In doing so, they bought American history along with an increase in ownership--to more than 10%, from roughly 5%.
Cummins is the company that first put a diesel engine into an automobile and made the trucking industry economically possible by providing a cheaper alternative to gasoline. As the late Clessie Lyle Cummins tells it in his book “My Days with the Diesel,” his engine company was slated for extinction in December, 1929. It had been making engines for luxury yachts, and the stock market crash had sunk the business. Banker Irwin, who was president of Columbus’ Irwin-Union Trust Co., had told Cummins that the company had to close.
But Cummins, a tinkerer with little formal education who had worked as a chauffeur for the Irwin family, had the idea of using diesels for automobiles. So he bought a used Packard and replaced its gasoline engine with a diesel. Then he took banker Irwin for a drive on the streets of Columbus, a town of 35,000 south of Indianapolis.
The engine worked, and talk of closing the company ended. Instead, Cummins took his car to the 1930 Automobile Show in New York, and later installed his engine in an 8-ton truck and drove from New York to Los Angeles on $11.38 worth of fuel.

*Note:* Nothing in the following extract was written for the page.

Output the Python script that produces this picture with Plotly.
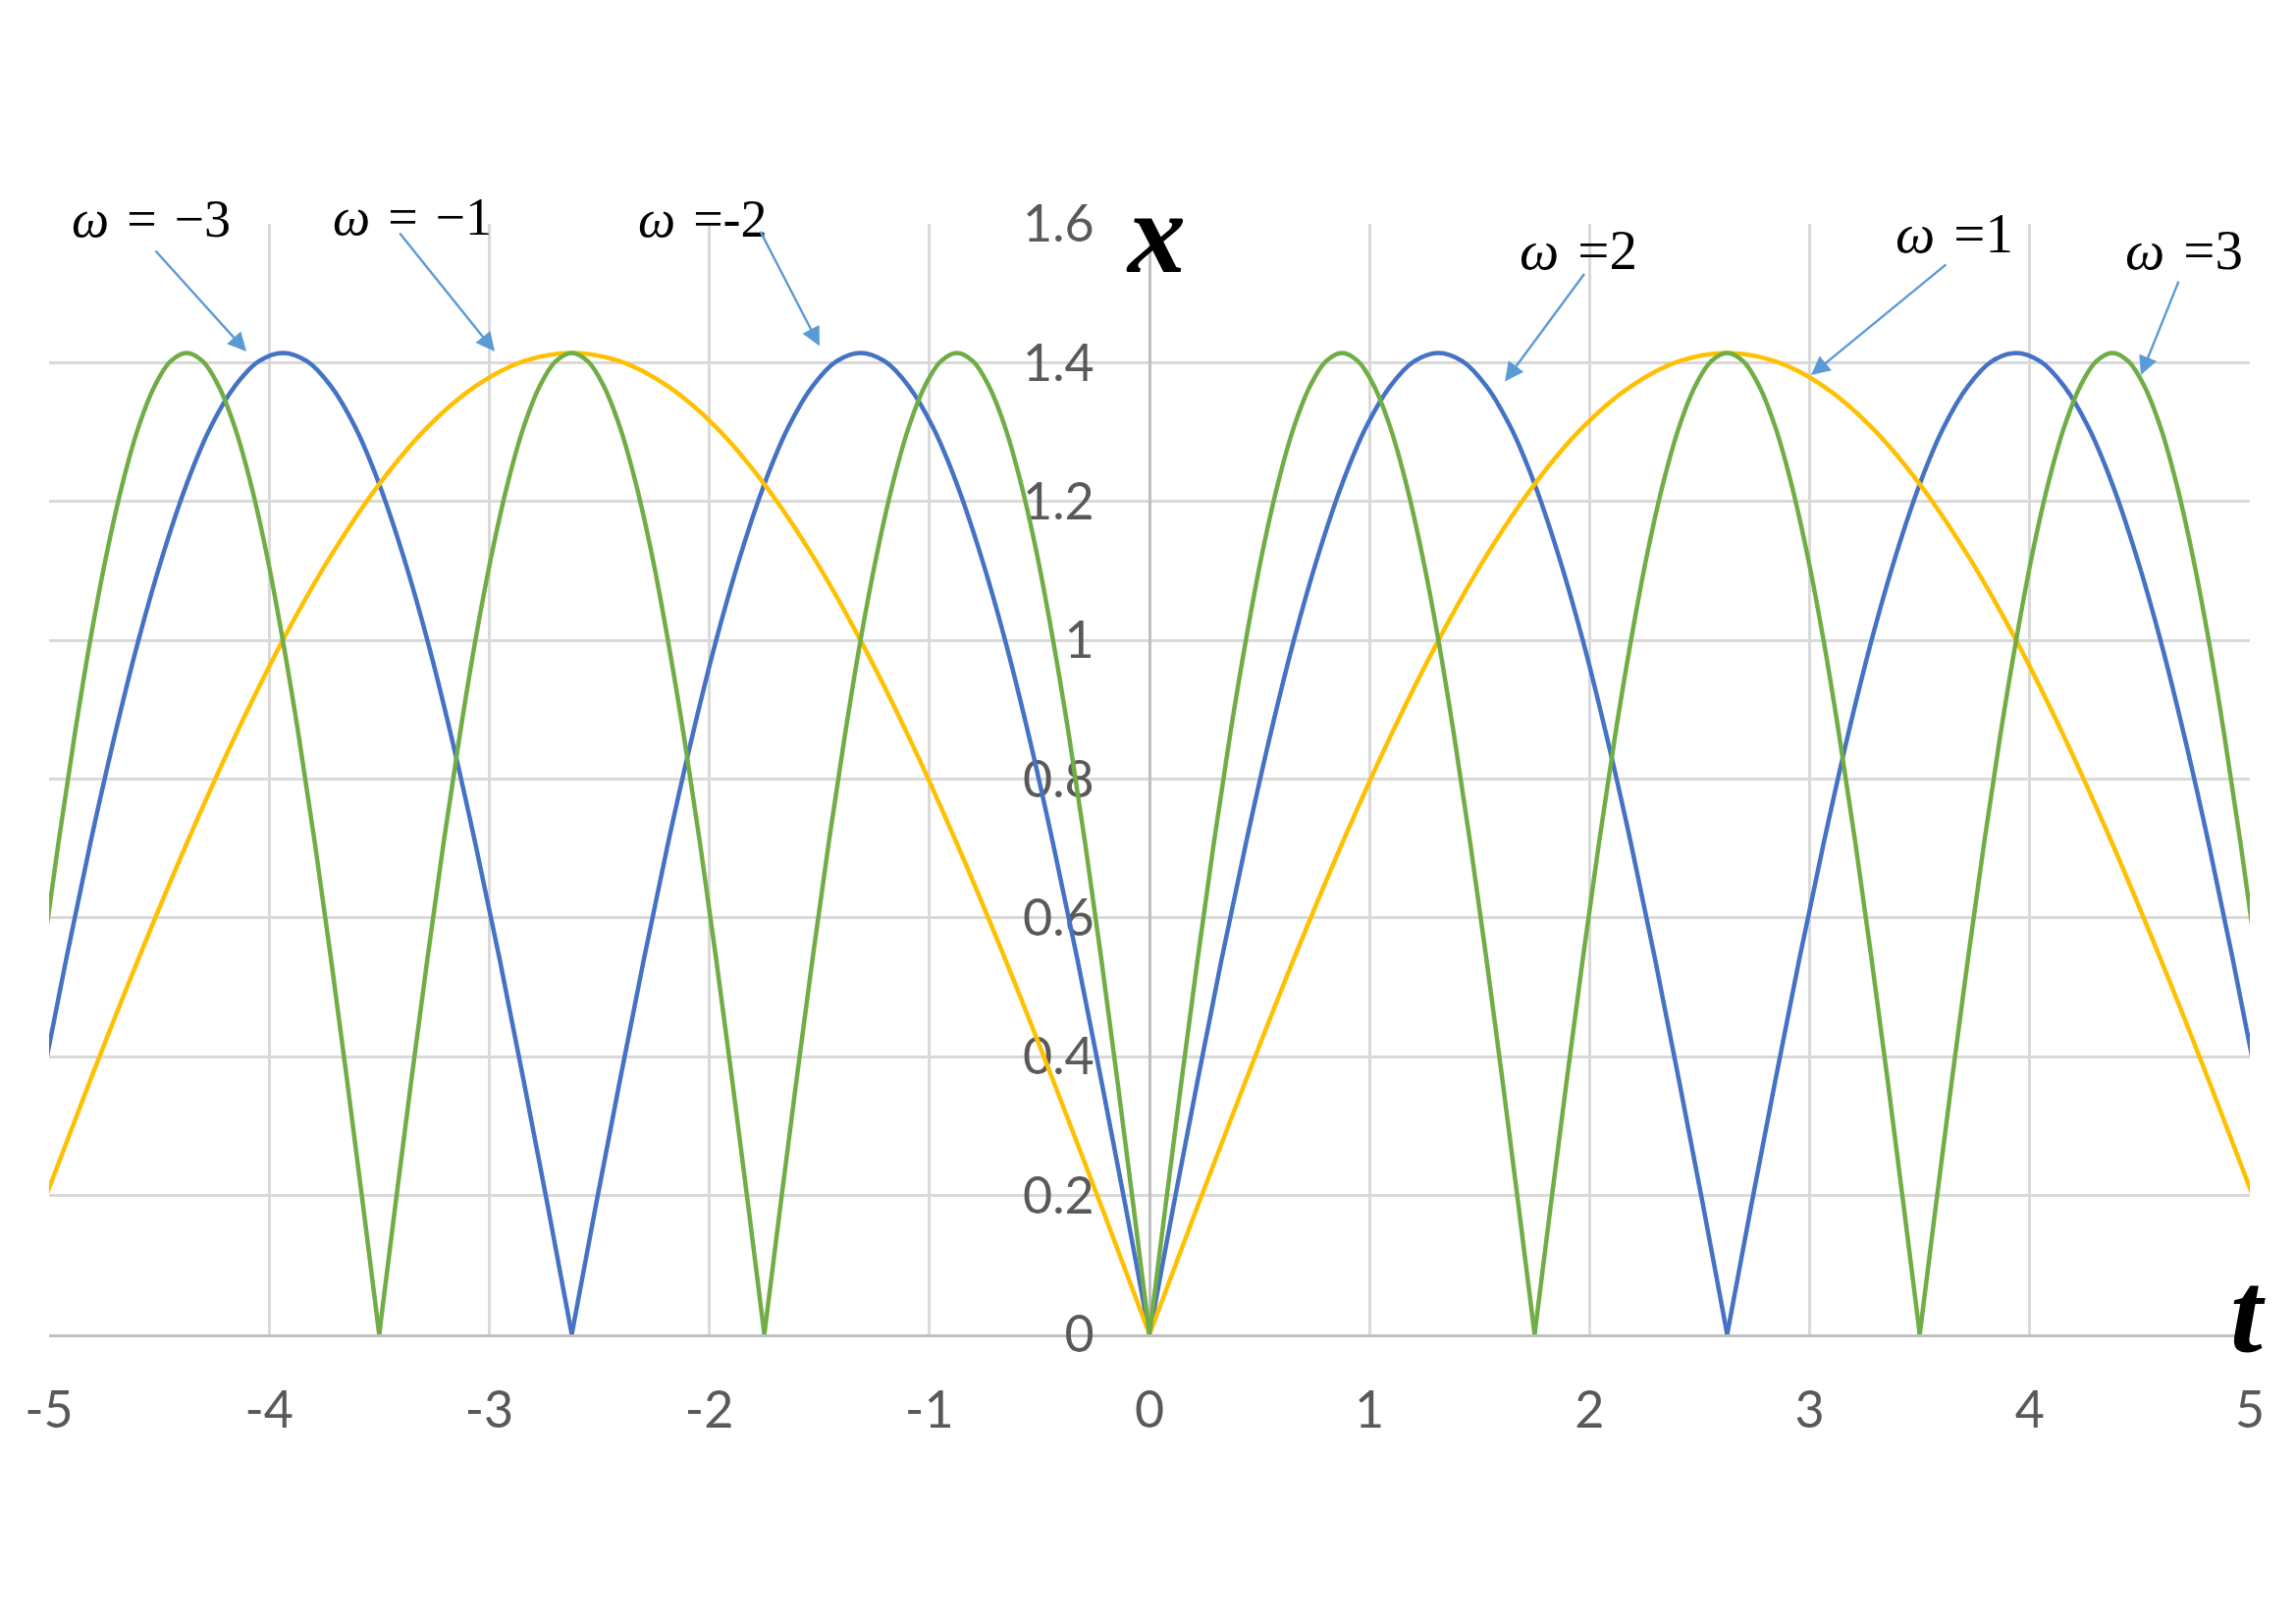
"""|x(t)| curves for omega = 1, 2, 3 (and the mirrored negatives)."""
import plotly.graph_objects as go

# time samples and |x| values, one list pair per curve
T_YELLOW = [-5.25, -5.031, -4.813, -4.594, -4.375, -4.156, -3.938, -3.719, -3.5, -3.281,
            -3.063, -2.844, -2.625, -2.406, -2.188, -1.969, -1.75, -1.531, -1.313, -1.094,
            -0.875, -0.656, -0.438, -0.219, 0, 0.219, 0.438, 0.656, 0.875, 1.094, 1.313,
            1.531, 1.75, 1.969, 2.188, 2.406, 2.625, 2.844, 3.063, 3.281, 3.5, 3.719,
            3.938, 4.156, 4.375, 4.594, 4.813, 5.031, 5.25]
Y_YELLOW = [
    0, 0.185, 0.366, 0.541, 0.707, 0.861, 1.0, 1.122, 1.225, 1.307, 1.366, 1.402,
    1.414, 1.402, 1.366, 1.307, 1.225, 1.122, 1.0, 0.861, 0.707, 0.541, 0.366, 0.185,
    0, 0.185, 0.366, 0.541, 0.707, 0.861, 1.0, 1.122, 1.225, 1.307, 1.366, 1.402,
    1.414, 1.402, 1.366, 1.307, 1.225, 1.122, 1.0, 0.861, 0.707, 0.541, 0.366, 0.185,
    0]

T_BLUE = [-5.25, -5.141, -5.031, -4.922, -4.813, -4.703, -4.594, -4.484, -4.375, -4.266,
          -4.156, -4.047, -3.938, -3.828, -3.719, -3.609, -3.5, -3.391, -3.281, -3.172,
          -3.063, -2.953, -2.844, -2.734, -2.625, -2.516, -2.406, -2.297, -2.188, -2.078,
          -1.969, -1.859, -1.75, -1.641, -1.531, -1.422, -1.313, -1.203, -1.094, -0.984,
          -0.875, -0.766, -0.656, -0.547, -0.438, -0.328, -0.219, -0.109,
          0, 0.109, 0.219, 0.328, 0.438, 0.547, 0.656, 0.766, 0.875, 0.984, 1.094, 1.203,
          1.313, 1.422, 1.531, 1.641, 1.75, 1.859, 1.969, 2.078, 2.188, 2.297, 2.406,
          2.516, 2.625, 2.734, 2.844, 2.953, 3.063, 3.172, 3.281, 3.391, 3.5, 3.609,
          3.719, 3.828, 3.938, 4.047, 4.156, 4.266, 4.375, 4.484, 4.594, 4.703, 4.813,
          4.922, 5.031, 5.141, 5.25]
Y_BLUE = [
    0, 0.185, 0.366, 0.541, 0.707, 0.861, 1.0, 1.122, 1.225, 1.307, 1.366, 1.402,
    1.414, 1.402, 1.366, 1.307, 1.225, 1.122, 1.0, 0.861, 0.707, 0.541, 0.366, 0.185,
    0, 0.185, 0.366, 0.541, 0.707, 0.861, 1.0, 1.122, 1.225, 1.307, 1.366, 1.402,
    1.414, 1.402, 1.366, 1.307, 1.225, 1.122, 1.0, 0.861, 0.707, 0.541, 0.366, 0.185,
    0, 0.185, 0.366, 0.541, 0.707, 0.861, 1.0, 1.122, 1.225, 1.307, 1.366, 1.402,
    1.414, 1.402, 1.366, 1.307, 1.225, 1.122, 1.0, 0.861, 0.707, 0.541, 0.366, 0.185,
    0, 0.185, 0.366, 0.541, 0.707, 0.861, 1.0, 1.122, 1.225, 1.307, 1.366, 1.402,
    1.414, 1.402, 1.366, 1.307, 1.225, 1.122, 1.0, 0.861, 0.707, 0.541, 0.366, 0.185,
    0]

T_GREEN = [-5.25, -5.177, -5.104, -5.031, -4.958, -4.885, -4.813, -4.740, -4.667, -4.594,
           -4.521, -4.448, -4.375, -4.302, -4.229, -4.156, -4.083, -4.010, -3.938, -3.865,
           -3.792, -3.719, -3.646, -3.573, -3.5, -3.427, -3.354, -3.281, -3.208, -3.135,
           -3.063, -2.990, -2.917, -2.844, -2.771, -2.698, -2.625, -2.552, -2.479, -2.406,
           -2.333, -2.260, -2.188, -2.115, -2.042, -1.969, -1.896, -1.823, -1.75, -1.677,
           -1.604, -1.531, -1.458, -1.385, -1.313, -1.240, -1.167, -1.094, -1.021, -0.948,
           -0.875, -0.802, -0.729, -0.656, -0.583, -0.510, -0.438, -0.365, -0.292, -0.219,
           -0.146, -0.073,
           0, 0.073, 0.146, 0.219, 0.292, 0.365, 0.438, 0.510, 0.583, 0.656, 0.729, 0.802,
           0.875, 0.948, 1.021, 1.094, 1.167, 1.240, 1.313, 1.385, 1.458, 1.531, 1.604,
           1.677, 1.75, 1.823, 1.896, 1.969, 2.042, 2.115, 2.188, 2.260, 2.333, 2.406,
           2.479, 2.552, 2.625, 2.698, 2.771, 2.844, 2.917, 2.990, 3.063, 3.135, 3.208,
           3.281, 3.354, 3.427, 3.5, 3.573, 3.646, 3.719, 3.792, 3.865, 3.938, 4.010,
           4.083, 4.156, 4.229, 4.302, 4.375, 4.448, 4.521, 4.594, 4.667, 4.740, 4.813,
           4.885, 4.958, 5.031, 5.104, 5.177, 5.25]
Y_GREEN = [
    0, 0.185, 0.366, 0.541, 0.707, 0.861, 1.0, 1.122, 1.225, 1.307, 1.366, 1.402,
    1.414, 1.402, 1.366, 1.307, 1.225, 1.122, 1.0, 0.861, 0.707, 0.541, 0.366, 0.185,
    0, 0.185, 0.366, 0.541, 0.707, 0.861, 1.0, 1.122, 1.225, 1.307, 1.366, 1.402,
    1.414, 1.402, 1.366, 1.307, 1.225, 1.122, 1.0, 0.861, 0.707, 0.541, 0.366, 0.185,
    0, 0.185, 0.366, 0.541, 0.707, 0.861, 1.0, 1.122, 1.225, 1.307, 1.366, 1.402,
    1.414, 1.402, 1.366, 1.307, 1.225, 1.122, 1.0, 0.861, 0.707, 0.541, 0.366, 0.185,
    0, 0.185, 0.366, 0.541, 0.707, 0.861, 1.0, 1.122, 1.225, 1.307, 1.366, 1.402,
    1.414, 1.402, 1.366, 1.307, 1.225, 1.122, 1.0, 0.861, 0.707, 0.541, 0.366, 0.185,
    0, 0.185, 0.366, 0.541, 0.707, 0.861, 1.0, 1.122, 1.225, 1.307, 1.366, 1.402,
    1.414, 1.402, 1.366, 1.307, 1.225, 1.122, 1.0, 0.861, 0.707, 0.541, 0.366, 0.185,
    0, 0.185, 0.366, 0.541, 0.707, 0.861, 1.0, 1.122, 1.225, 1.307, 1.366, 1.402,
    1.414, 1.402, 1.366, 1.307, 1.225, 1.122, 1.0, 0.861, 0.707, 0.541, 0.366, 0.185,
    0]

X_TICKS = [-5, -4, -3, -2, -1, 0, 1, 2, 3, 4, 5]
X_TICK_TEXT = ["-5", "-4", "-3", "-2", "-1", "0", "1", "2", "3", "4", "5"]
Y_TICKS = [0, 0.2, 0.4, 0.6, 0.8, 1.0, 1.2, 1.4, 1.6]
Y_TICK_TEXT = ["0", "0.2", "0.4", "0.6", "0.8", "1", "1.2", "1.4", "1.6"]

OMEGA_LABELS = ["<i>ω</i>\u2004=\u2004−3", "<i>ω</i>\u2004=\u2004−1", "<i>ω</i>\u2004=-2",
                "<i>ω</i>\u2004=2", "<i>ω</i>\u2004=1", "<i>ω</i>\u2004=3"]

# label placement: (text x, text y in paper units, font size, arrow head x, head y, tail dx, tail dy)
LABEL_POS = [
    (-4.534, 1.004, 54, -4.103, 1.416, -94, -104),
    (-3.350, 1.006, 54, -2.975, 1.416, -98, -122),
    (-2.029, 1.004, 54, -1.499, 1.424, -61, -118),
    (1.949, 0.977, 57, 1.615, 1.373, 82, -111),
    (3.657, 0.992, 57, 3.006, 1.382, 139, -114),
    (4.701, 0.977, 57, 4.505, 1.382, 39, -97),
]

for name, t, y in [("yellow", T_YELLOW, Y_YELLOW), ("blue", T_BLUE, Y_BLUE), ("green", T_GREEN, Y_GREEN)]:
    assert len(t) == len(y), name


def split_humps(t, y):
    """Cut a curve at its zeros so each arch is smoothed on its own (keeps the cusps sharp)."""
    zeros = [i for i, v in enumerate(y) if v == 0]
    return [(t[a:b + 1], y[a:b + 1]) for a, b in zip(zeros[:-1], zeros[1:])]


fig = go.Figure()
for t, y, color in [(T_BLUE, Y_BLUE, "#4472C4"), (T_YELLOW, Y_YELLOW, "#FFC000"),
                    (T_GREEN, Y_GREEN, "#70AD47")]:
    for ht, hy in split_humps(t, y):
        fig.add_trace(go.Scatter(
            x=ht, y=hy, mode="lines", showlegend=False, hoverinfo="skip",
            line=dict(color=color, width=4.5, shape="spline", smoothing=1),
        ))

for text, (lx, ly, size, hx, hy, dx, dy) in zip(OMEGA_LABELS, LABEL_POS):
    fig.add_annotation(x=lx, y=ly, yref="paper", xanchor="center", yanchor="middle",
                       text=text, showarrow=False,
                       font=dict(family="Liberation Serif, Times New Roman", size=size, color="black"))
    fig.add_annotation(x=hx, y=hy, text="", showarrow=True, ax=dx, ay=dy,
                       arrowhead=2, arrowsize=1.6, arrowwidth=2.4, arrowcolor="#5B9BD5")

# axis names drawn as math-style italics
fig.add_annotation(x=0.027, y=1.587, text="<b><i>x</i></b>", showarrow=False,
                   font=dict(family="Liberation Serif", size=118, color="black"))
fig.add_annotation(x=4.99, y=0.03, text="<b><i>t</i></b>", showarrow=False,
                   font=dict(family="Liberation Serif", size=118, color="black"))

tick_font = dict(family="Lato, Open Sans", size=52, color="#595959")
fig.update_layout(
    width=2339, height=1654,
    margin=dict(l=42, r=55, t=220, b=303),
    plot_bgcolor="white", paper_bgcolor="white",
    xaxis=dict(range=[-5, 5], tickvals=X_TICKS, ticktext=X_TICK_TEXT, ticks="",
               showgrid=True, gridcolor="#D9D9D9", gridwidth=3, zeroline=False,
               showline=True, linecolor="#BFBFBF", linewidth=3,
               tickfont=tick_font, ticklabelstandoff=30, layer="below traces"),
    yaxis=dict(range=[0, 1.6], tickvals=Y_TICKS, ticktext=Y_TICK_TEXT, ticks="",
               anchor="free", position=0.5,
               showgrid=True, gridcolor="#D9D9D9", gridwidth=3, zeroline=False,
               showline=True, linecolor="#BFBFBF", linewidth=3,
               tickfont=tick_font, ticklabelstandoff=45, layer="below traces"),
)

fig.write_html("out.html")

The company grew to become today’s $3.3-billion (sales) supplier of engines to roughly one of every two trucks on the highway.
Work Still to Do
But Cummins has had to fight for its leadership in this decade. Profits have been skimpy or non-existent most years, as Cummins slashed engine prices 30% to beat back a challenge from Japan’s Komatsu and Nissan in 1984, and fought off Caterpillar and other U.S. competitors to hold its 54% share of the North American market.
Chairman Henry Schacht, 54, who succeeded Irwin Miller in 1973, has spent $2.3 billion since 1980 on research, new products and plant modernization. As a result, Cummins has almost doubled its sales and kept costs in check.
But there’s work still to be done. Engine makers have to meet tighter pollution standards in 1991, and again in 1994. That will take investment, but by spending now, Cummins and other U.S. companies will have the engines needed by an environmentally conscious world.
Still, after years of waiting for a payoff, some investors are impatient. They complain that “with truck buying turning down, the outlook for earnings (and the stock price) isn’t strong,” says analyst Larry Hollis of Milwaukee’s Robert W. Baird & Co. brokerage.
Yet Cummins was the stock that Hanson PLC, a British company that buys and sells industrial firms, bought into last December. Hanson denied takeover plans, but Miller and Schacht feared mischief.
Hanson is not the kind of company that spends money on plant and research the way Cummins does. More attuned to reaping than to planting, it has shown good profits with acquired companies by skimping on investment.
Indeed, if Cummins had held back on investment the way Hanson does, it might have reported far higher profits in the 1980s. But it might also have lost out to competitors foreign and domestic.
Irwin Miller--the grand-nephew of W. G. Irwin, a hard-bitten banker who once told Clessie Cummins, “I’m putting money in the company, you’re only putting in effort"--no doubt knew Hanson’s tricks and mistrusted their consequences. So he bought out Hanson.
And made a smart investment. Because the next rise in the economy will be led by companies that serve industrial America--like Cummins and Caterpillar and Ingersoll Rand. Analyst David Sutliff, of the investment bank S. G. Warburg, says Cummins is “likely to make a lot of money in the 1990s.”
That would be a nice reward for the Miller family. But then, its fortune has been made all along by a commitment to American know-how. Maybe Wall Street could learn something in Columbus.